On June 2, about 420 nurses and other hospital staff at the Bergen Regional Medical Center in Paramus, New Jersey, one of the state’s largest hospitals, struck after negotiations between the hospital and the union broke down. The Health Professionals and Allied Employees (HPAE) union is demanding a higher nurse to patient ratio, increased pension funding, higher wages, and a two-year rather than a three-year contract.

The hospital prepared for the shortage in staff by “starting a major recruitment drive,” offering $10,000 signing bonuses. It found over 100 replacement nurses, whom the union contends have not been adequately trained and therefore increases risks for patients. The union has arranged with the state officials for workers to receive unemployment insurance during the strike. This is only allowed because the hospital has said that its work has not been affected.

Two weeks earlier, HPAE workers in six New Jersey hospitals voted to strike. The union said that 90 to 98 percent of the members voted to strike in each case. In all cases, except at the Bergen Regional Medical Center, the union reached an agreement with management. This has left the workers at Bergen Regional isolated from the general struggle of hospital workers and made them dependent on federal mediators and possible arbitrators. The union wanted to hire an arbitrator, but management refused. According to the HPAE web site, the union was “waiting for the Federal Mediator to call the parties back to the table.”

Bergen Regional Medical Center was a chronically underfunded government run hospital under the authority of Bergen County until county politicians privatized it in 1998. Under the 1998 contract, the company, Bergen Regional Medical Center LP, pays the county $6 million in rent, but it receives $9 million for a monthly management fee. In addition, the company gets to keep all the profit they make from their monopoly on health services. The first five years of the relationship between the county and the company were marked by numerous lawsuits.

This changed in 2003, when Democrat Dennis McNerney took control of the county executive’s office. For the previous three years, the company and its affiliates had given hundreds of thousands of dollars to Democratic organizations that put McNerney in power. As a result, the county dropped its lawsuits against the company, among them claims that the company had illegally avoided hundreds of thousands of dollars in sales taxes. Since 1998, Bergen Regional Medical Center LP has reduced the number of registered nurses on its staff by about 40 percent, from 425 to 240.

Canada

Group Home workers on strike

Twenty-seven employees of Deer Park Villa social service agency in Ituna, Saskatchewan, have been on strike since June 3. The workers are fighting for union recognition to compel their employer to recognize job seniority in determining promotions and overtime calls. Deer Park Villa operates three group homes and several other facilities providing services for adults with mental and physical challenges.
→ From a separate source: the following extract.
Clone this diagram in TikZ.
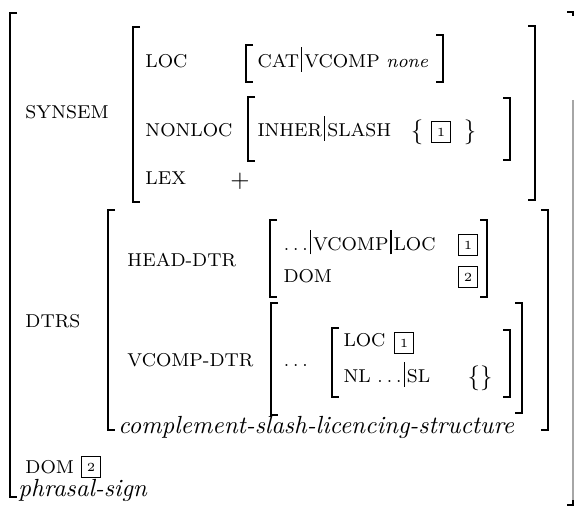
\documentclass[tikz,border=0pt]{standalone}
\newcommand\vb{\kern0.8pt\rule[-1.6pt]{0.45pt}{10pt}\kern0.8pt}
\newcommand\brL[3]{\draw[brk] (#1+7,#2) -- (#1,#2) -- (#1,#3) -- (#1+7,#3);}
\newcommand\brR[3]{\draw[brk] (#1-7,#2) -- (#1,#2) -- (#1,#3) -- (#1-7,#3);}
\begin{document}
\begin{tikzpicture}[x=0.4032pt,y=-0.4032pt,
  lab/.style={font=\fontsize{7.5}{9}\selectfont, inner sep=0pt, anchor=base west},
  itx/.style={font=\itshape, inner sep=0pt, anchor=base west},
  sym/.style={inner sep=0pt},
  tag/.style={draw, line width=0.4pt, minimum width=8pt, minimum height=8.6pt, inner sep=0pt, font=\tiny},
  brk/.style={line width=0.7pt}]
\useasboundingbox (0,0) rectangle (575,511);
% brackets
\brL{10}{13}{497}
\draw[brk, black!35] (573,100) -- (573,505);
\draw[brk] (567,12) -- (573,12) -- (573,16);
\draw[brk] (567,505) -- (573,505) -- (573,500);
\brL{133}{27}{202}
\brR{535}{26}{200}
\brL{246}{45}{82}
\brR{443}{35}{82}
\brL{248}{97}{161}
\brR{510}{98}{160}
\brL{108}{210}{430}
\brR{548}{210}{430}
\brL{270}{220}{297}
\brR{487}{220}{297}
\brL{271}{303}{415}
\brR{522}{303}{413}
\brL{332}{328}{397}
\brR{510}{330}{397}
% text
\node[lab] (synsem) at (25,119) {SYNSEM};
\node[lab] (loc) at (145,68) {LOC};
\node[lab] (catv) at (257,68) {CAT\vb VCOMP \textit{none}};
\node[lab] (nonloc) at (145,137) {NONLOC};
\node[lab] (inher) at (257,137) {INHER\vb SLASH};
\node[sym] (lbrace) at (417,132) {$\{$};
\node[tag] (t1a) at (441,132) {1};
\node[sym] (rbrace) at (470,132) {$\}$};
\node[lab] (lex) at (145,185) {LEX};
\node[sym] (plus) at (240,181) {$+$};
\node[lab] (dtrs) at (25,328) {DTRS};
\node[lab] (hd) at (127,267) {HEAD-DTR};
\node[lab] (hdpath) at (283,250.5) {$\ldots$\vb VCOMP\vb LOC};
\node[tag] (t1b) at (468,245) {1};
\node[lab] (hddom) at (283,282.5) {DOM};
\node[tag] (t2a) at (468,277) {2};
\node[lab] (vd) at (127,367) {VCOMP-DTR};
\node[lab] (vdots) at (283,367) {$\ldots$};
\node[lab] (iloc) at (343,347) {LOC};
\node[tag] (t1c) at (404,343) {1};
\node[lab] (nl) at (343,383) {NL $\ldots$\vb SL};
\node[sym] (emp) at (480,378) {$\{\}$};
\node[itx] (cslc) at (118,434) {complement-slash-licencing-structure};
\node[lab] (dom) at (25,473) {DOM};
\node[tag] (t2b) at (91,467) {2};
\node[itx] (ps) at (18,496) {phrasal-sign};
\end{tikzpicture}
\end{document}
The striking workers are represented by Canadian Union of Public Employees (CUPE) Local 4552. After failing to achieve a first contract after a year of bargaining, 82 percent of the local union members voted in favor of the strike on May 3.

Strike looms for Sudbury hydro workers

Eighty-two inside and outside workers at Greater Sudbury Hydro Plus, a city-owned power generation utility in Sudbury, Ontario, could go on strike as early as June 19. Conciliation talks have failed after management refused to withdraw a list of 21 concession demands, including the elimination of retiree benefits. The board of directors, appointed by local councilors, is demanding the concessions even though 23 jobs have been cut from the utility since deregulation in 2001 and workload has increased substantially. The workers, who are members of CUPE, have already voted 93 percent in favor of a strike.